The U.S. currently produces about 20% of its electrical power from nuclear power. The advantages are; that there are no greenhouse emissions into the atmosphere, no visual pollution, it is cost relatively cost effective, quiet and we have sufficient supply of uranium here at home for the foreseeable future to provide for a major portion of our energy needs. Historically, at least, the problem with nuclear energy has been primarily two fold. First, the "China Syndrome" problem of a meltdown of a reactor which could release a large amount of radioactivity and second, what do we do with nuclear waste material that has a half-life of over 25,000 years! The perception of these two significant obstacles might doom a new nuclear drive and stand in the way of an energy-independent United States.

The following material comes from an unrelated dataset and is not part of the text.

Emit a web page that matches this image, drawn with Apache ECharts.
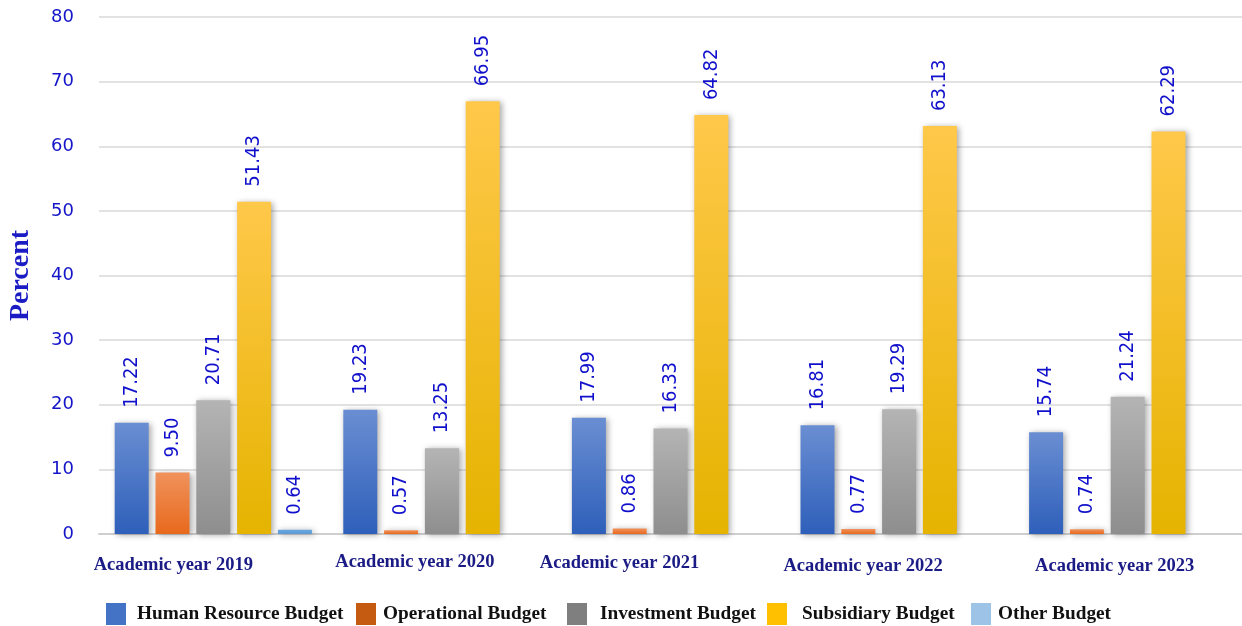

However, there are new technologies in this field that, like the cavalry, have come to our rescue- and none too soon. First, there is a new class of nuclear reactors that have their nuclear fuel so structured that they cannot do a melt down. Turn off the cooling to this new nuclear reactor and it only gets a bit hotter. No big deal. Turn the cooling back on and it runs more efficiently. Okay, one down. But what about all that radioactive spent reactor fuel? Let's see if we can put some perspective on it. If you gathered all the spent nuclear fuel in this country under one roof it would fill a typical high school gym. Not too unmanageable. Moreover, the spent fuel is encapsulated in super strong glass beads, which in turn are embedded into hardened concrete inside steel drums. This makes the waste product "transportable" and is designed to withstand the elements for 10,000 years. Nevertheless, even in it's tomb it is still relativity radioactive. Most of these drums are stored in water as radiation cannot penetrate more than about 3 feet of water. However, no one seems anxious to have it in their back yards. A political hot potato to be sure.